Some common symptoms of lung cancer include:
- A cough that does not go away after 3 weeks
- A long-standing cough that gets worse
- Chest infections that keep coming back
- Coughing up blood
- An ache or pain when breathing or coughing
- Persistent breathlessness
- Persistent tiredness or lack of energy
- Loss of appetite or unexplained weight loss.
Less common signs include:
- Changes in the appearance of your fingers, such as becoming more curved or their ends becoming larger (this is known as finger clubbing)

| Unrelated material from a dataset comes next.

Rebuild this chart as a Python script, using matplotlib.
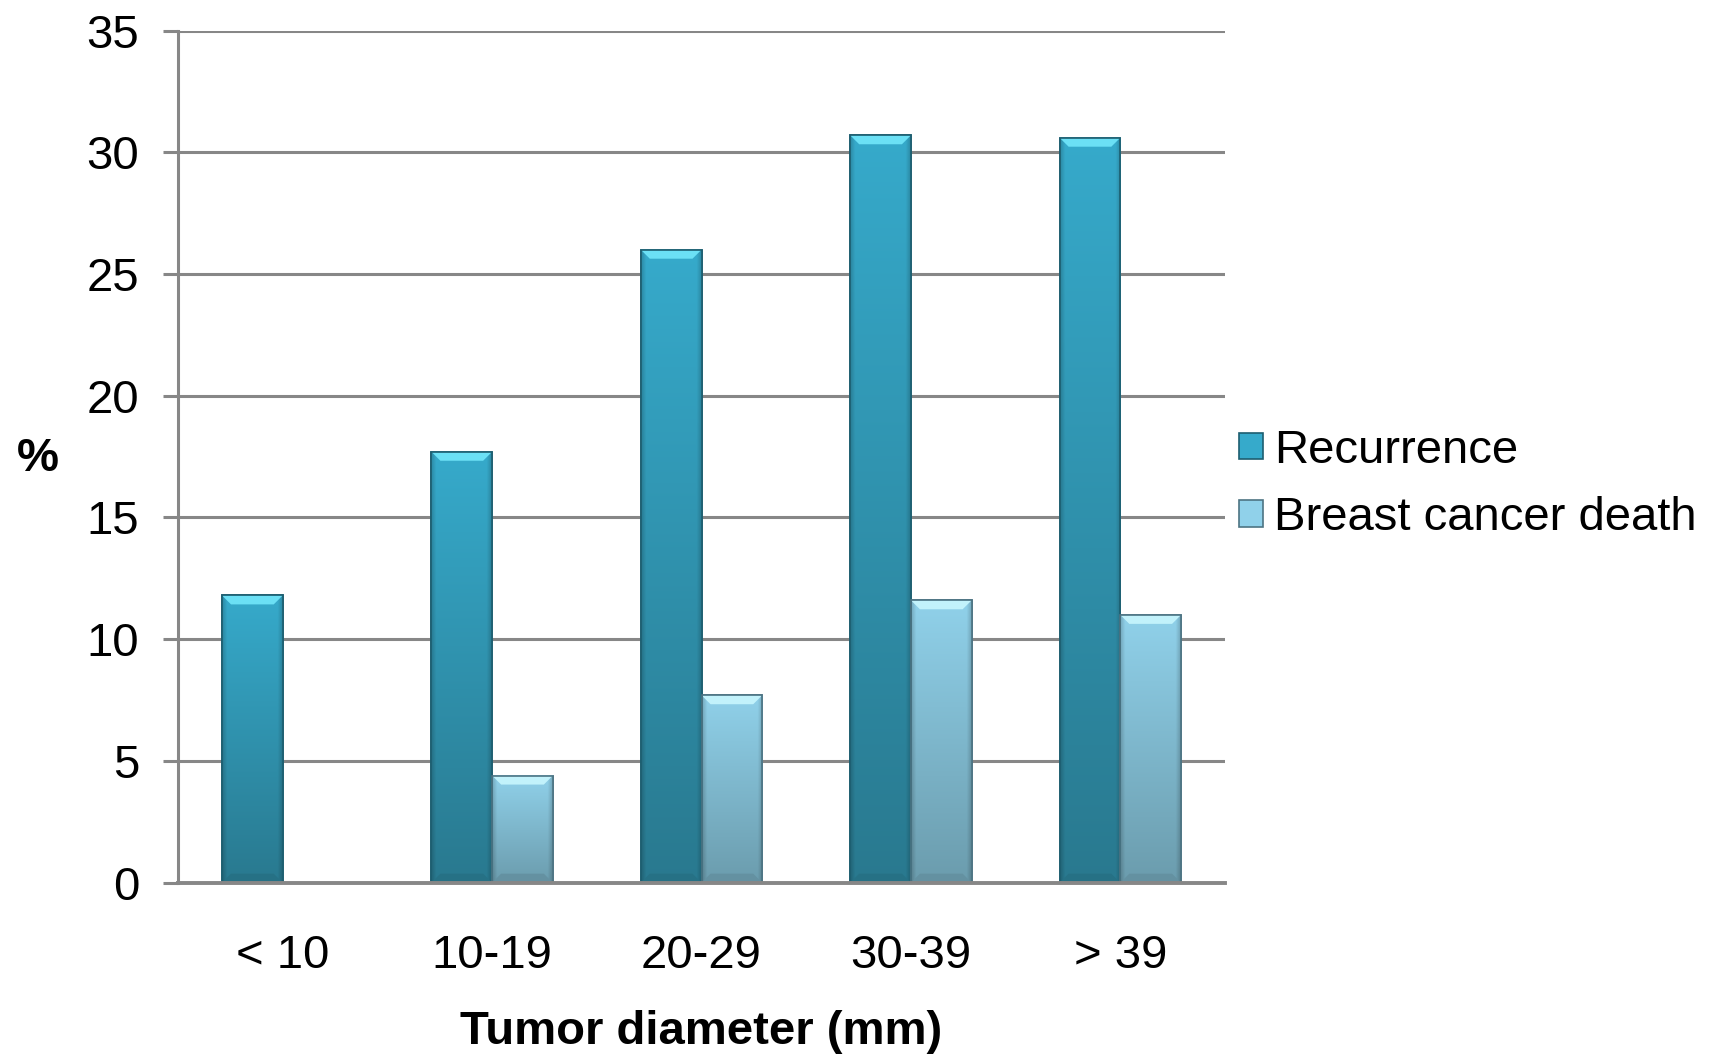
import numpy as np
import matplotlib.pyplot as plt
from matplotlib.colors import to_rgb
from matplotlib.patches import Polygon

categories = ["< 10", "10-19", "20-29", "30-39", "> 39"]
recurrence = [11.8, 17.7, 26.0, 30.7, 30.6]
bc_death = [0.0, 4.4, 7.7, 11.6, 11.0]
series = ["Recurrence", "Breast cancer death"]

plt.rcParams['font.family'] = ['Liberation Sans', 'DejaVu Sans']

fig = plt.figure(figsize=(17.15, 10.58), dpi=100)
ax = fig.add_axes([0.1038, 0.1657, 0.6105, 0.8054])

x = np.arange(len(categories))
w = 0.29
ymax = 35
fs = 34

# (top colour, bottom colour, bevel highlight, edge)
styles = [("#36aacb", "#29798f", "#6be0f5", "#1d5e70"),
          ("#90d1ea", "#6b9cad", "#c2f2fb", "#4d7483")]

bars_r = ax.bar(x - w / 2, recurrence, w, color=styles[0][0], edgecolor=styles[0][3],
                linewidth=1.2, label=series[0], zorder=2)
bars_d = ax.bar(x + w / 2, bc_death, w, color=styles[1][0], edgecolor=styles[1][3],
                linewidth=1.2, label=series[1], zorder=2)

ax.set_xlim(-0.5, len(categories) - 0.5)
ax.set_ylim(0, ymax)

# pixel -> data conversions for bevel sizes
ax_w_px = ax.get_position().width * fig.get_figwidth() * fig.dpi
ax_h_px = ax.get_position().height * fig.get_figheight() * fig.dpi
px_x = len(categories) / ax_w_px
px_y = ymax / ax_h_px


def shade(bar, top, bottom, hi, edge):
    x0 = bar.get_x()
    x1 = x0 + bar.get_width()
    h = bar.get_height()
    if h <= 0:
        return
    top, bottom, hi, edge = map(np.array, map(to_rgb, (top, bottom, hi, edge)))
    ny, nx = 200, 60
    t = np.linspace(0, 1, ny)[:, None, None]
    img = top * (1 - t) + bottom * t
    img = np.repeat(img, nx, axis=1)
    # darker sides
    s = np.linspace(0, 1, nx)
    side = np.clip(np.minimum(s, 1 - s) / 0.08, 0, 1)[None, :, None]
    img = img * (0.82 + 0.18 * side)
    ax.imshow(img, extent=[x0, x1, 0, h], aspect='auto', origin='upper',
              interpolation='bilinear', zorder=2.5)
    # top bevel
    bh = 9 * px_y
    bw = 9 * px_x
    ax.add_patch(Polygon([[x0, h], [x1, h], [x1 - bw, h - bh], [x0 + bw, h - bh]],
                         closed=True, facecolor=hi, edgecolor='none', zorder=2.6))
    # bottom bevel
    ax.add_patch(Polygon([[x0, 0], [x1, 0], [x1 - bw, bh], [x0 + bw, bh]],
                         closed=True, facecolor=bottom * 0.93, edgecolor='none', zorder=2.6))
    ax.add_patch(plt.Rectangle((x0, 0), x1 - x0, h, fill=False, edgecolor=edge,
                               linewidth=1.2, zorder=2.7))


for b in bars_r:
    shade(b, *styles[0])
for b in bars_d:
    shade(b, *styles[1])

ax.set_yticks(range(0, ymax + 1, 5))
ax.yaxis.grid(True, color='#878787', linewidth=2.2)
ax.set_axisbelow(True)
for s in ['top', 'right']:
    ax.spines[s].set_visible(False)
ax.spines['left'].set_color('#878787')
ax.spines['left'].set_linewidth(2.2)
ax.spines['bottom'].set_color('#878787')
ax.spines['bottom'].set_linewidth(2.8)
ax.spines['bottom'].set_zorder(3)
ax.tick_params(axis='y', length=11, width=2.2, color='#878787', labelsize=fs, pad=17)
ax.tick_params(axis='x', length=0, labelsize=fs, pad=37)
ax.set_xticks(x)
ax.set_xticklabels(categories)

ax.set_xlabel("Tumor diameter (mm)", fontsize=fs, fontweight='bold', labelpad=23)
fig.text(0.022, 0.566, "%", fontsize=fs, fontweight='bold', ha='center', va='center')

leg = fig.legend(loc='center left', bbox_to_anchor=(0.7224, 0.542), frameon=False,
                 fontsize=fs, handlelength=0.5, handleheight=0.5, handletextpad=0.25,
                 labelspacing=0.5, borderpad=0, borderaxespad=0)

fig.savefig("out.png", dpi=100, facecolor='white')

- Difficulty swallowing (dysphagia) or pain when swallowing
- A hoarse voice
- Swelling of your face or neck
- Persistent chest or shoulder pain.
Smoking is one of the biggest risk factors for developing lung cancer, although some patients will have never smoked in their lives.
Other risk factors include exposure to certain chemicals like asbestos and coal fumes, as well as air pollution.